Noel Asmar Group partnered with Debrand to launch a new sustainability initiative, Hospitality Lifecycle, for textile recycling in hotels and spas. The lifestyle brand brought the industry Pedicure Bowls, Asmar Equestrian, and Noel Asmar Uniforms, which won the 2019 ISPA Innovation of the Year Award for the collection of sustainable uniforms made from recycled plastic bottles.
When Noel Asmar recognized the need to manage Noel Asmar Group’s own textile waste, she searched for companies with protocols for expired textiles. Finding no policies in place, Asmar partnered with Debrand, a consultant for recycling solutions, to find a sustainable way to handle textile waste. The result was the Hospitality Lifecycle, and the solution comes in three simple steps.

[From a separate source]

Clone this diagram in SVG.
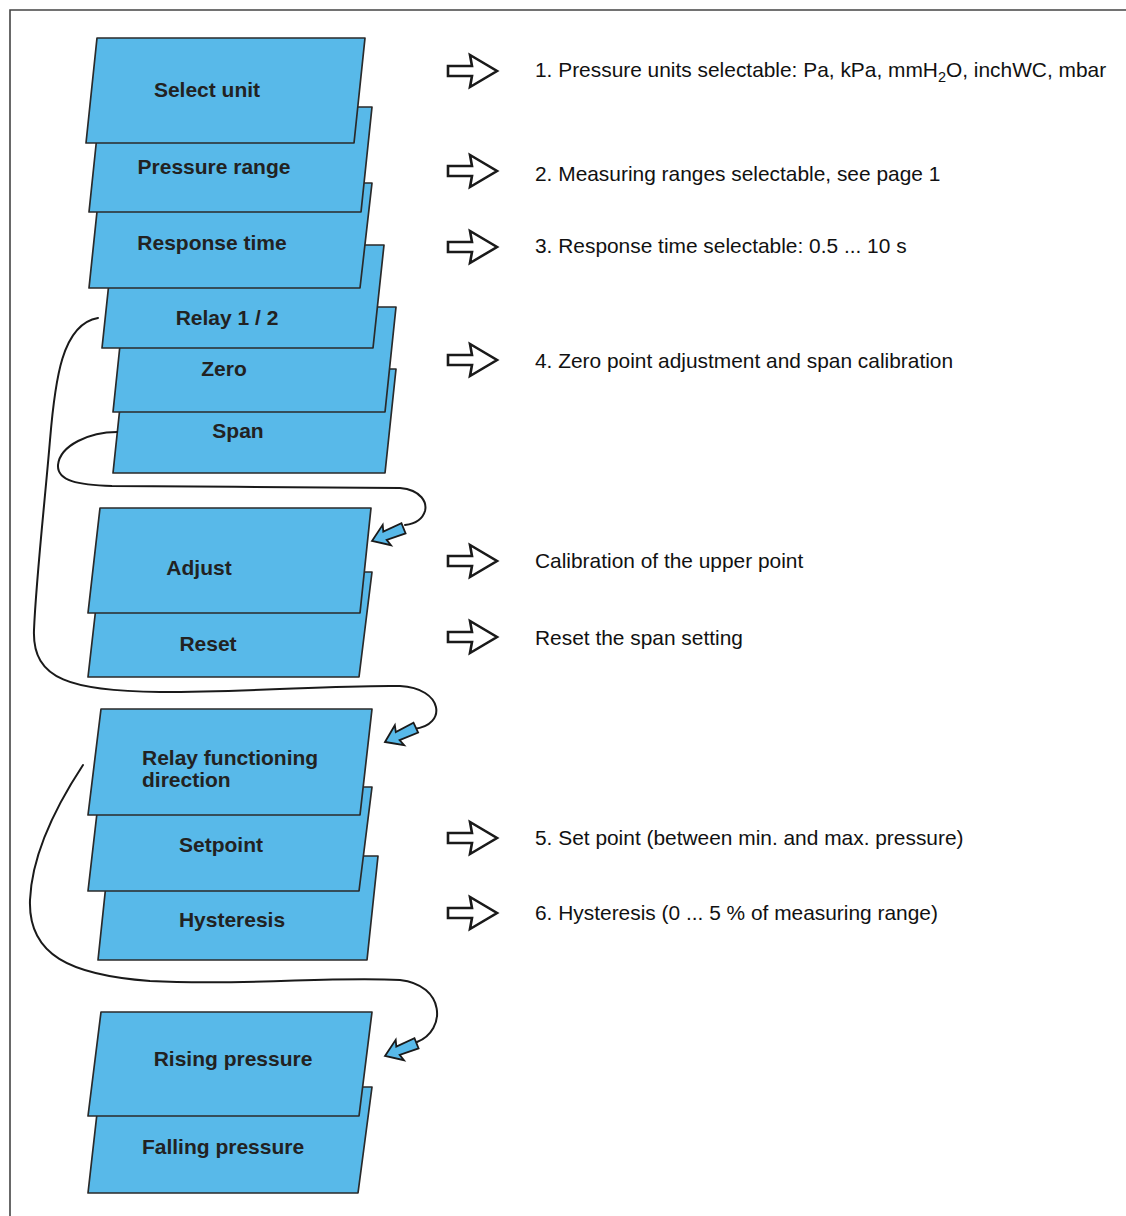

1) Box and ship products directly to Debrand, no minimums or maximums.
2) Debrand weighs, processes, and sorts the textiles to allow them to recycle, upcycle, or destroy products safely and securely.

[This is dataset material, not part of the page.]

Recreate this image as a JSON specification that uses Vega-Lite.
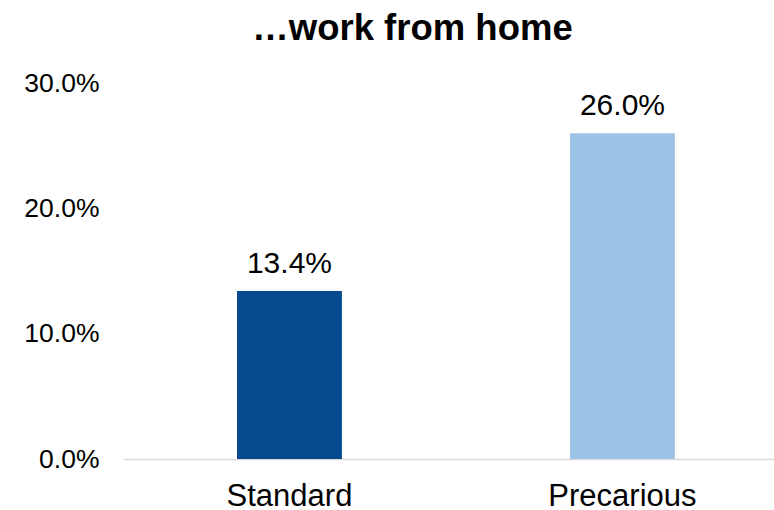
{
  "$schema": "https://vega.github.io/schema/vega-lite/v6.json",
  "width": 651,
  "height": 376,
  "autosize": "none",
  "padding": {"left": 123, "top": 83, "right": 0, "bottom": 51},
  "background": "white",
  "config": {
    "font": "Liberation Sans",
    "view": {"stroke": null}
  },
  "title": {
    "text": "…work from home",
    "fontSize": 36.5,
    "font": "Liberation Sans",
    "fontWeight": "bold",
    "color": "#000000",
    "anchor": "middle",
    "baseline": "alphabetic",
    "offset": 0,
    "dx": -36,
    "dy": 6
  },
  "data": {
    "values": [
      {"category": "Standard", "value": 0.134},
      {"category": "Precarious", "value": 0.26}
    ]
  },
  "encoding": {
    "x": {
      "field": "category",
      "type": "nominal",
      "sort": null,
      "scale": {"paddingInner": 0.685, "paddingOuter": 0.32, "align": 0.535},
      "axis": {
        "title": null,
        "labelAngle": 0,
        "labelFontSize": 31,
        "labelColor": "#000000",
        "labelBaseline": "alphabetic",
        "labelPadding": 46,
        "ticks": false,
        "domainColor": "#D9D9D9",
        "domainWidth": 1.5,
        "grid": false
      }
    },
    "y": {
      "field": "value",
      "type": "quantitative",
      "scale": {"domain": [0, 0.3]},
      "axis": {
        "title": null,
        "format": ".1%",
        "values": [0, 0.1, 0.2, 0.3],
        "grid": false,
        "domain": false,
        "ticks": false,
        "labelFontSize": 26.5,
        "labelColor": "#000000",
        "labelPadding": 24
      }
    }
  },
  "layer": [
    {
      "mark": {"type": "bar"},
      "encoding": {
        "color": {
          "field": "category",
          "type": "nominal",
          "scale": {"domain": ["Standard", "Precarious"], "range": ["#054A8E", "#9DC3E6"]},
          "legend": null
        }
      }
    },
    {
      "mark": {"type": "text", "baseline": "alphabetic", "dy": -18, "fontSize": 30, "color": "#000000"},
      "encoding": {
        "text": {"field": "value", "type": "quantitative", "format": ".1%"}
      }
    }
  ]
}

3) Debrand will provide a monthly or quarterly report on submitted goods from each company.
(End-to-end services are provided by Debrand on a cost-per-pound basis, for easy forecasting and management.)
“Providing data empowers brands to measure and report their environmental impact,” says Asmar. “Through the Hospitality Lifecycle initiative, Debrand provides a diversion report for properties to track their progress and celebrate their success with partners, staff, and customers alike.”
The textile industry contributes greenhouse gas emissions equal to 1.2 billion tons annually. This does not include textiles sent to a landfill or incinerator. However, recycling old textiles is a difficult process. Uniforms and hotel textiles are designed with mixed fibers to handle repeated wear and washings. To be recyclable, the composition of the fabric must be deconstructed. In addition, garments with logos carry additional security and reputational risks when donated. The Hospitality Lifecycle aims to solve these problems with the three steps. “Gone are the days when you can dump product in landfills without environmental and financial costs,” says Asmar.